Risk iştahı artıyor
Finans piyasalarında genel olarak belirsizlik ortaya çıktığında en kötü ihtimal fiyatlanır, aşırı satım sonrası oluşan seviyelerde ise artık neredeyse olumsuz her şey fiyatlara dahil olduğundan “beklenildiği kadar” kötü olmayan gerçekleşmeler ile tepki alımları yaşanır.
Yatırımcılar da çoğu zaman bu döngünün neresindeyiz sorusuna cevap arar. Son zamanlarda global piyasaları etkisi altına gelişmelere önem sırasına göre bakacak olursak, başta ABD ile Çin’in yeniden görüşmek üzere masaya oturması var, geçtiğimiz haftalarda karşılıklı demeçler ile tırmanan gerilimin düşmesi olumlu algılanıyor. İkinci sırada Hong Kong’daki oldukça geniş bir katılım ile yaşanan protestolar var, Çin ile batılı devletleri karşı karşıya getiren gelişmelerin ardından bir orta yol bulunuyor gibi, olayın adli boyutu devam etmekle beraber sermaye piyasaları üzerindeki etkisi azalma eğiliminde. Üçüncü olarak Ekim ayında ne olursa olsun Brexit gerçekleşecek iddiasıyla İngiltere’de Başbakanlığı Theresa May’den devralan ve Kraliçe’nin onayı ile parlamentoyu devre dışı bırakmayı dahi gündeme alan Boris Johnson’ın iki kere parlamentoda yenilgiye uğramasıyla anlaşmasız Brexit ihtimalinin oldukça azalması ve muhtemelen İngiltere’nin çıkışının öteleneceği gerçeği var. Dördüncü sırada ise İtalya’da yeniden hükümetin kurulması ile AB içinde siyasi belirsizliğin kısmen de olsa azalması sayılabilir.

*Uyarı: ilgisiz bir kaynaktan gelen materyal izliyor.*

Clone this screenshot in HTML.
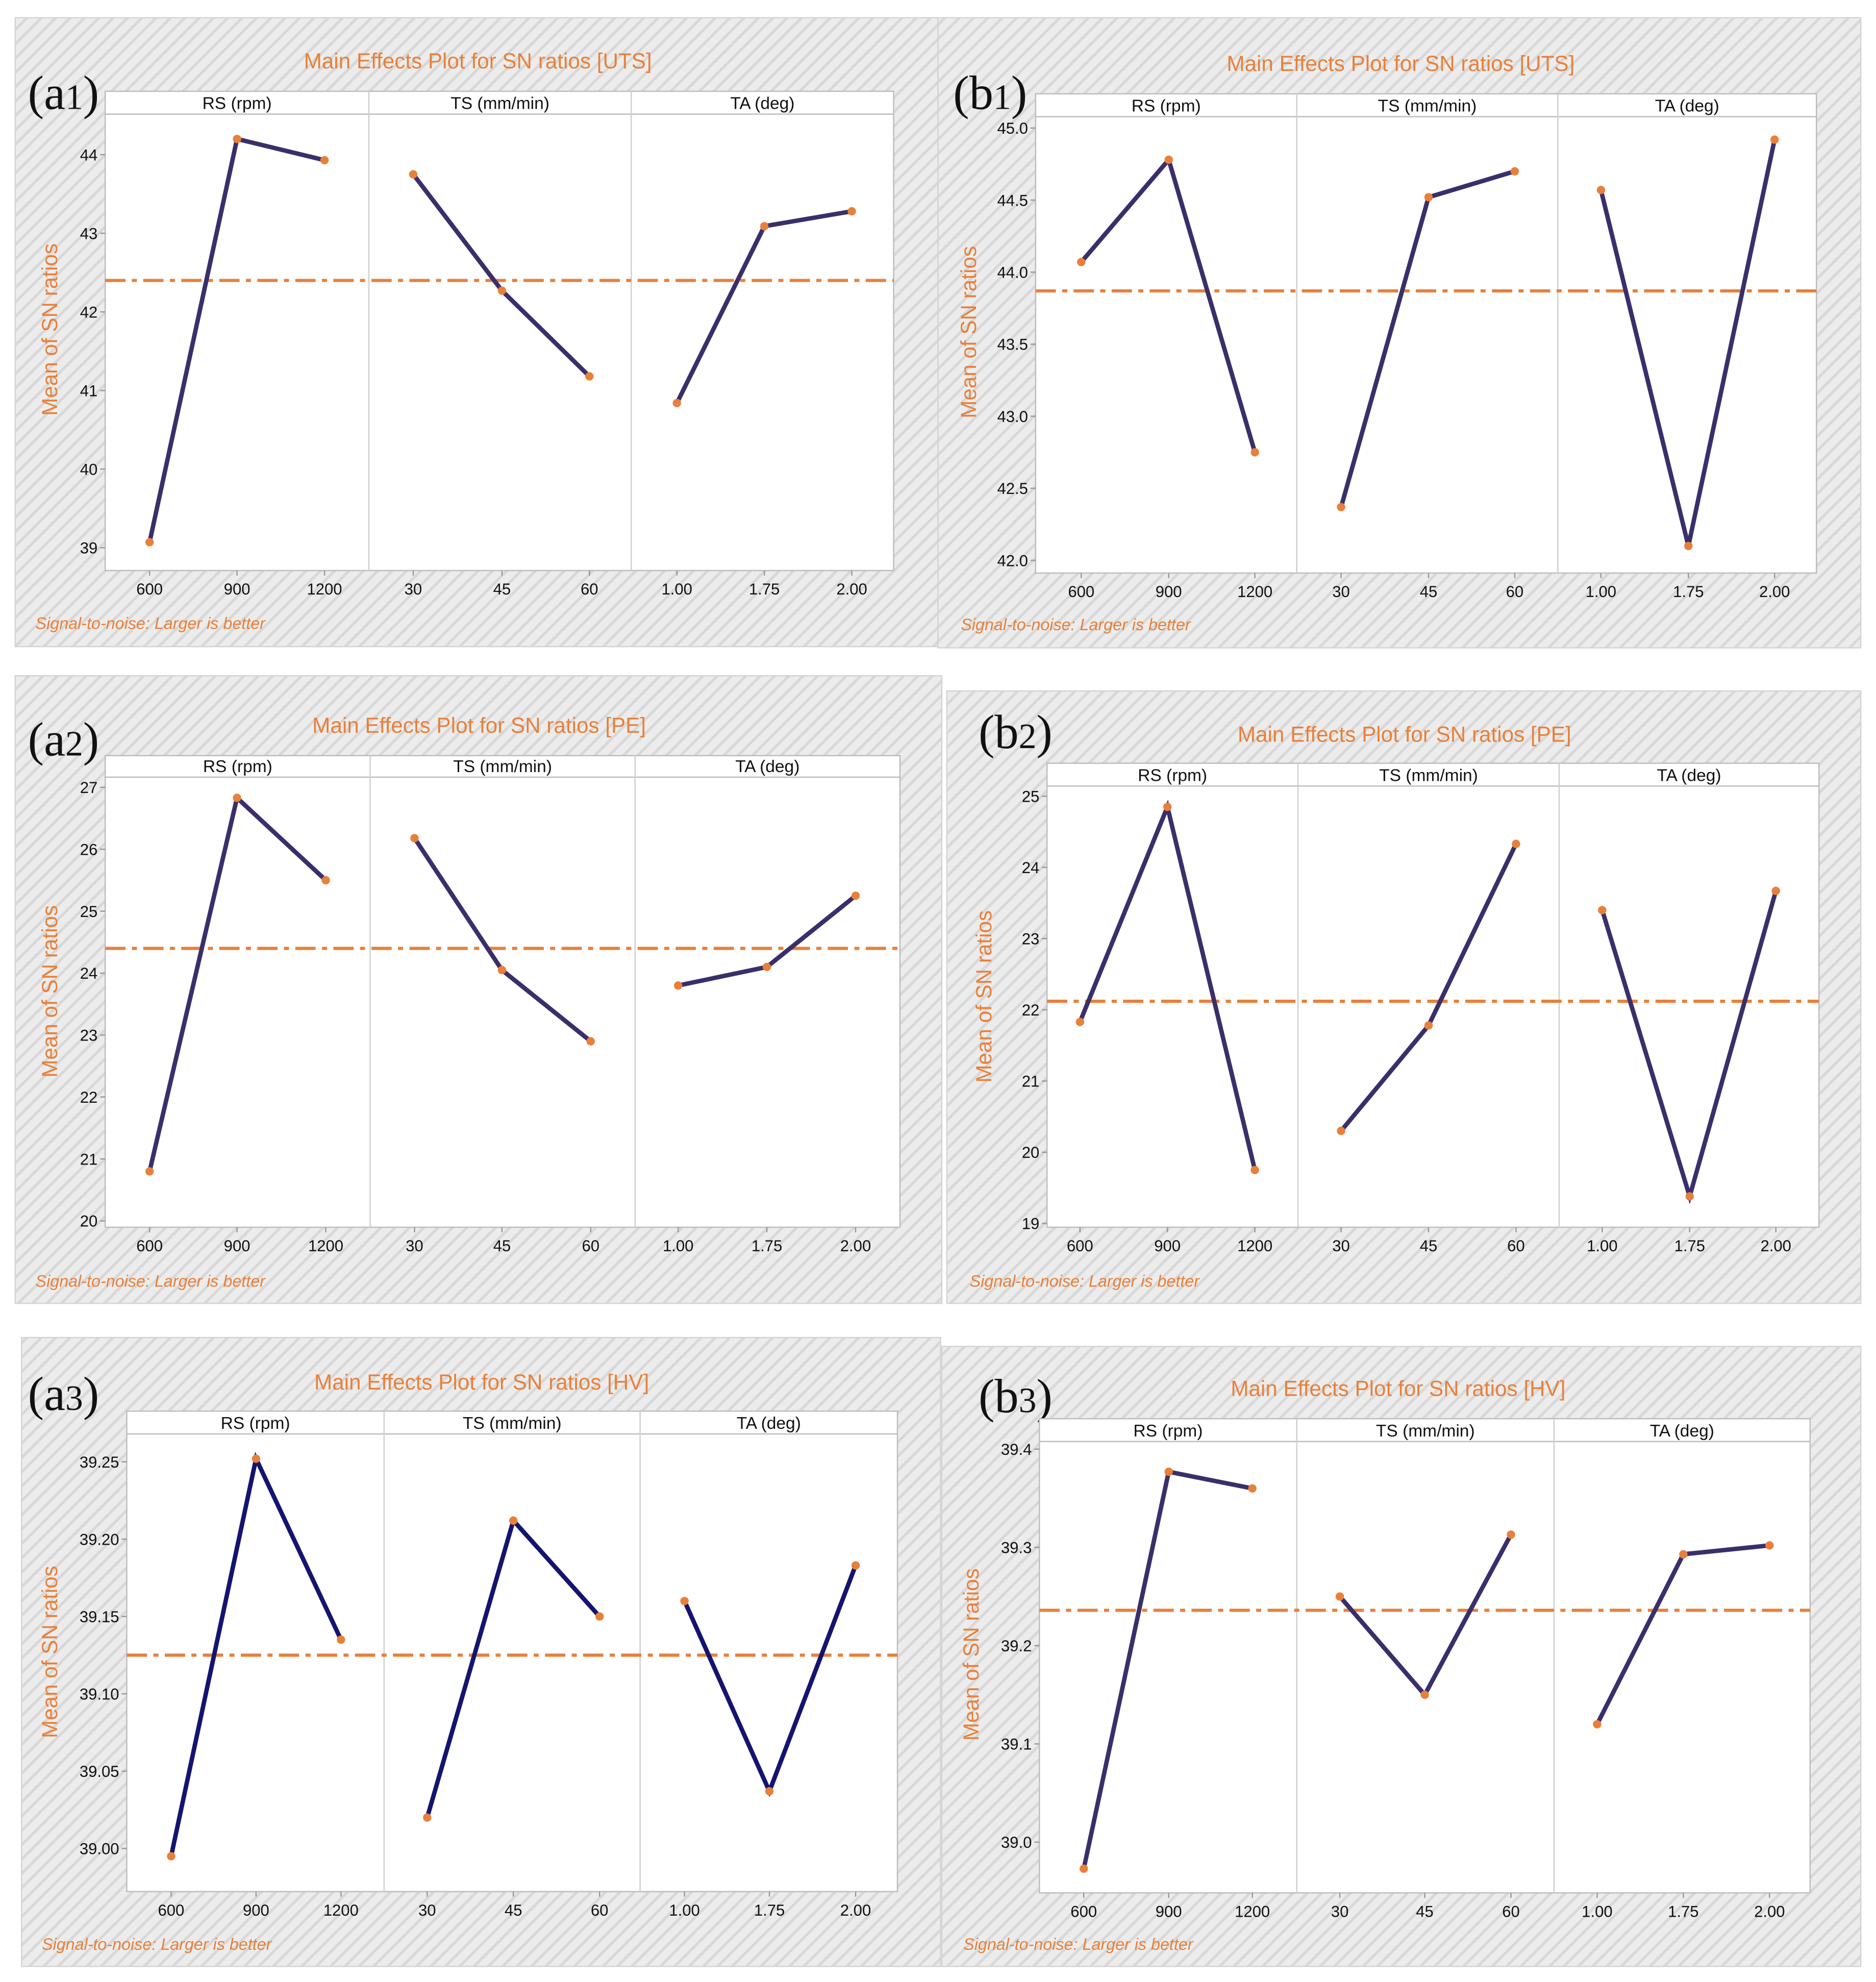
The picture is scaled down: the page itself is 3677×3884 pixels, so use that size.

Yazının başında da belirttiğimiz gibi 1-2 hafta önce fiyatlamalar tüm bu gelişmelerde olası en kötü senaryonun gerçekleşeceği varsayımı ile yapılırken, bugün her konuda iyimserliğin ön plana çıkmasıyla risk iştahında artış hakim. Başta Fed ve ECB olmak üzere global olarak Merkez Bankalarının faiz indirimlerine gittiği ve bilançolarını muhtemelen büyütmeye devam edecekleri bir ortamda kar satışlarının kısa soluklu kalma ve büyük fonlar tarafından alım fırsatı olarak değerlendirilme ihtimali yüksek kalacaktır. En azından Eylül ayında yapılacak sözlü iletişimi görene kadar piyasalar bardağın dolu olan kısmını fiyatlayacak gibi.